* _Exercise requirements_: Quote word for word the lines below, beginning with the first and ending with the one that has "plt.rcParams['font.family'] = ['Lato', 'DejaVu". Drop the pictures.

* _Supplied material_:
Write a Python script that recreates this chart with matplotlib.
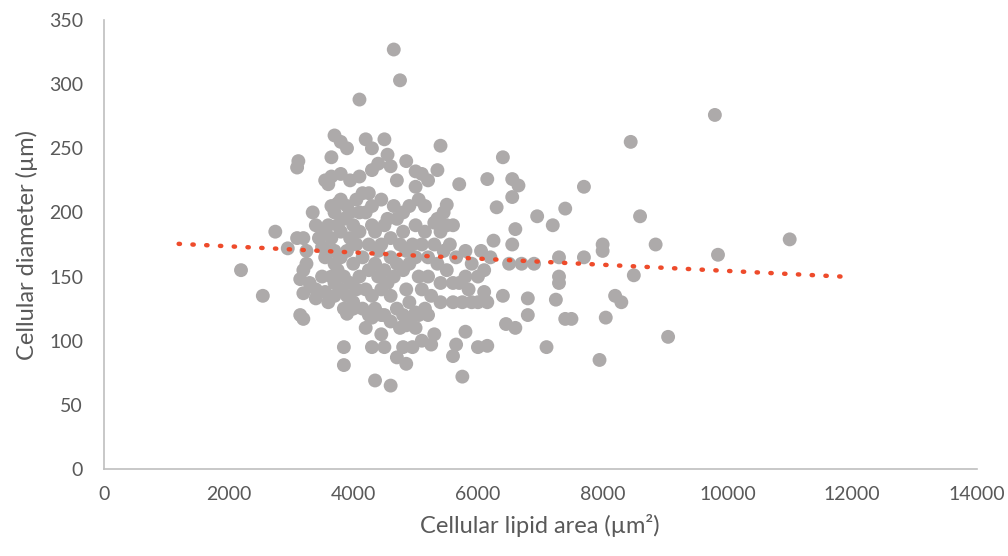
import numpy as np
import matplotlib.pyplot as plt

plt.rcParams['font.family'] = ['Lato', 'DejaVu Sans']

# cellular lipid area (um^2) and cellular diameter (um)
lipid_area = [
    2200, 2550, 2750, 2950, 3100, 3120, 3100, 3200, 3150, 3200,
    3150, 3200, 3250, 3200, 3350, 3400, 3400, 3500, 3550, 3600,
    3650, 3650, 3700, 3800, 3900, 3750, 3700, 3850, 3850, 3900,
    4100, 4200, 4300, 4500, 4300, 4400, 4600, 4650, 4750, 4300,
    4350, 4600, 4500, 4700, 4850, 4800, 4450, 4150, 4200, 5000,
    5100, 5200, 5350, 5000, 5400, 5500, 5450, 5300, 5700, 5800,
    5800, 5750, 5800, 5750, 5600, 5650, 6000, 6150, 6100, 6150,
    6200, 6150, 6300, 6250, 6400, 6550, 6550, 6650, 6600, 6400,
    6450, 6600, 6500, 6550, 6700, 6900, 6800, 6800, 6950, 7100,
    7200, 7300, 7300, 7250, 7400, 7500, 7400, 7300, 7700, 7700,
    7950, 8000, 8000, 8050, 8200, 8300, 8450, 8500, 8600, 8850,
    9050, 9800, 9850, 11000,
    3600, 3650, 3700, 3700, 3650, 3700, 3750, 3800, 3800, 3850,
    3900, 3950, 3900, 3850, 3800, 3900, 3950, 4000, 4050, 4000,
    4100, 4100, 4150, 4100, 4050, 4000, 4150, 4200, 4250, 4250,
    4300, 4300, 4350, 4400, 4350, 4400, 4300, 4350, 4250, 4450,
    4500, 4450, 4500, 4550, 4600, 4600, 4550, 4600, 4650, 4700,
    4750, 4700, 4800, 4800, 4850, 4800, 4850, 4900, 4800, 4750,
    4700, 4900, 4950, 5000, 5000, 5050, 5100, 5100, 5150, 5200,
    5200, 5250, 5150, 5300, 5350, 5400, 5400, 5450, 5500, 5500,
    5550, 5600, 5650, 5600, 4900, 5000, 5050, 4600, 4450, 3950,
    3800, 3650, 3750, 3600, 3550, 4050, 4250, 4450, 4650, 4900,
    5150, 5350, 3700, 3850, 4200, 4500, 5200, 5300, 5100, 4850,
    5400, 5600, 5700, 5850, 5900, 6000, 6050, 6100, 5900, 6000,
    4700, 4550, 4850, 5050, 3950, 4100, 3800, 3550, 3450, 3400,
    3500, 3550, 3600, 3300, 3250, 4000, 4300, 4950, 5250, 5000,
]

diameter = [
    155, 135, 185, 172, 235, 240, 180, 180, 120, 117,
    148, 155, 160, 137, 200, 140, 133, 173, 225, 222,
    243, 228, 260, 255, 250, 207, 200, 95, 81, 121,
    288, 257, 250, 257, 233, 238, 236, 327, 303, 95,
    69, 65, 95, 87, 82, 95, 105, 215, 200, 232,
    230, 225, 233, 220, 252, 206, 200, 192, 222, 170,
    150, 130, 107, 72, 88, 97, 95, 96, 138, 130,
    165, 226, 204, 178, 243, 226, 212, 221, 187, 135,
    113, 110, 160, 175, 160, 160, 133, 120, 197, 95,
    190, 150, 145, 132, 117, 117, 203, 165, 220, 165,
    85, 175, 170, 118, 135, 130, 255, 151, 197, 175,
    103, 276, 167, 179,
    190, 180, 170, 160, 150, 145, 155, 165, 185, 195,
    205, 180, 170, 150, 140, 135, 145, 160, 175, 190,
    200, 185, 165, 150, 140, 130, 125, 140, 155, 175,
    190, 205, 185, 170, 160, 150, 135, 125, 120, 140,
    155, 175, 190, 195, 180, 165, 145, 135, 150, 160,
    175, 195, 200, 185, 170, 155, 140, 130, 120, 110,
    125, 160, 175, 190, 165, 150, 140, 175, 185, 165,
    150, 135, 125, 175, 160, 145, 185, 170, 155, 190,
    175, 190, 165, 145, 115, 110, 120, 115, 120, 200,
    210, 205, 190, 170, 185, 210, 215, 210, 205, 205,
    205, 195, 135, 125, 110, 120, 120, 105, 100, 112,
    130, 130, 145, 140, 160, 150, 170, 155, 130, 130,
    225, 245, 240, 210, 225, 228, 230, 165, 180, 190,
    150, 138, 130, 145, 170, 125, 118, 95, 97, 122,
]

x = np.array(lipid_area)
y = np.array(diameter)

fig = plt.figure(figsize=(10.08, 5.56), dpi=100)
ax = fig.add_axes([0.103, 0.1565, 0.866, 0.8075])

ax.scatter(x, y, s=100, color='#ADAAAA', edgecolors='none', zorder=2)

# linear trendline, extended 1000 on each side like the original
k, b = np.polyfit(x, y, 1)
tx = np.array([x.min() - 1000, x.max() + 1000])
ax.plot(tx, k * tx + b, color='#EE4B2B', linewidth=3.2,
        linestyle=(0, (0.3, 2.8)), dash_capstyle='round', zorder=3)

ax.set_xlim(0, 14000)
ax.set_ylim(0, 350)
ax.set_xticks(np.arange(0, 14001, 2000))
ax.set_yticks(np.arange(0, 351, 50))
ax.tick_params(length=0, labelsize=14, colors='#595959')
ax.tick_params(axis='y', pad=15)
ax.tick_params(axis='x', pad=12)

for side in ['top', 'right']:
    ax.spines[side].set_visible(False)
for side in ['left', 'bottom']:
    ax.spines[side].set_color('#BFBFBF')
    ax.spines[side].set_linewidth(1.2)

ax.set_xlabel('Cellular lipid area (µm²)', fontsize=17, color='#595959', labelpad=8)
ax.set_ylabel('Cellular diameter (µm)', fontsize=17, color='#595959', labelpad=8)

fig.savefig('out.png', dpi=100)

* _Solution_:
Write a Python script that recreates this chart with matplotlib.
import numpy as np
import matplotlib.pyplot as plt

plt.rcParams['font.family'] = ['Lato', 'DejaVu Sans']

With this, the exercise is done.